Tuesday, October 14, 2014

MIRROR, MIRROR ON THE WALL



We are bombarded with images of perfection. Young girls are being pressurized to look perfect and to be perfect. Some young girls are resorting to dieting, as early as 8 year's old. The extreme end of body obsession is anorexia or bulimia which can both lead to death. May that never be the portion for our girls. In a world that is obsessed with beauty, how can parents or guardians help girls to take their focus off from obsession with outward appearance? 

Here are some tips


Don’t over praise on looks
There are so many things that make up for a human being aside from how they look. A girl may have so many talents. She may be good at maths, sports, art and history but if all we do is keep focusing on how good looking our daughters are, then we are only setting them up for insecurities and jealousy in the future. A girl that is over praised on her looks as a child, usually turns out to be an adult that is very shallow and full of herself. She may also turn out with a lack of empathy towards others.

Don’t compare girls
We have to be careful not to compare girls. Don’t compare beauty against beauty. It really creates insecurity and fierce unhealthy competition. I cringe when I hear mothers say to their daughters “ Agnes is finer than Stella”. “Kehinde has longer legs than Taiyo”. In my opinion there is absolutely no benefit in doing that to them. Sometimes, we cant control what others say about our girls but we can control what we say.

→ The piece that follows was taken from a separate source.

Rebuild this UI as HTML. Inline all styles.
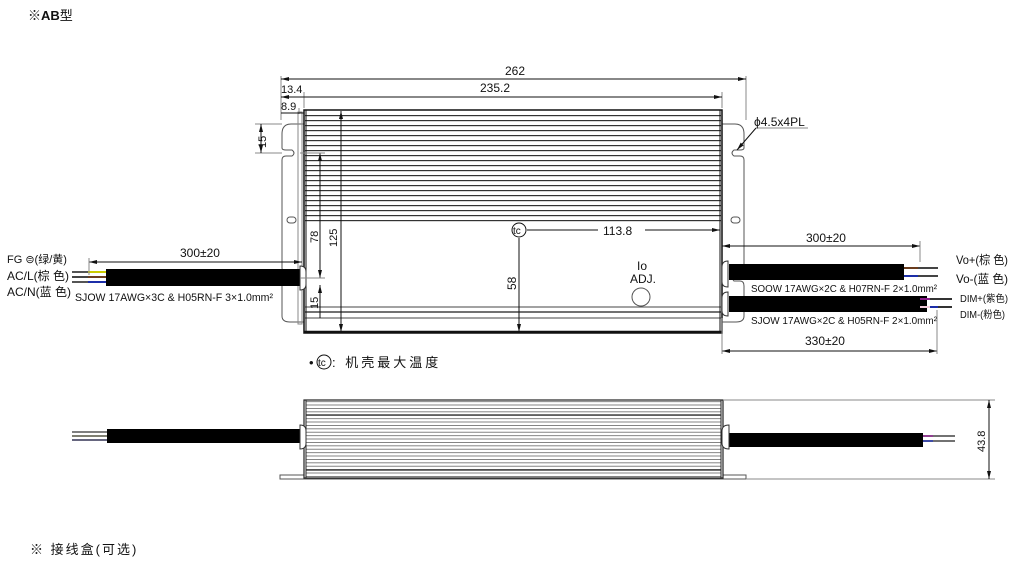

Don’t focus on your own insecurities
Mothers are usually guilty of this and if this is you please stop it today.  “Oh I’m fat or I need to lose weight”.  “I feel ugly today”.  Sometimes we say this in front of our daughters. Children especially girls often imitate their mothers including our flaws, so as much as possible we need to think before we make big announcements about our insecurities. Yes we all have something that we may not be happy about but we don’t need to sing about it every day. We should take responsibilities and change the things we can change.

Don’t make fun of your daughter
Stick and stones may break my bones but names will never hurt me is so wrong.  We live in world where girls need to be tough, yes , but that doesn’t mean we should call them names to make them tougher. A word of caution about the effects of name calling, it may not be apparent in a girl’s early years, but it will definitely affect her self esteem as an adult.

Keep negative relatives at bay
We cant control relatives that are tactless. Some would argue that it is just them, being honest and speaking their mind.  Some Aunty may say “Chai this your daughter is so thin”.  “Ehen! That nose came from your husband’s family not our family”. It is up to parents and guardians to protect girls from the onslaughts of such comments. Just tell the relative, diplomatically, that you do not appreciate such remarks about your daughter and to please stop.

So what do we tell our girls about the Mirror on the wall? We should say “Daughter, you don’t have to be the fairest of them all but you are equally as great as anyone other person”.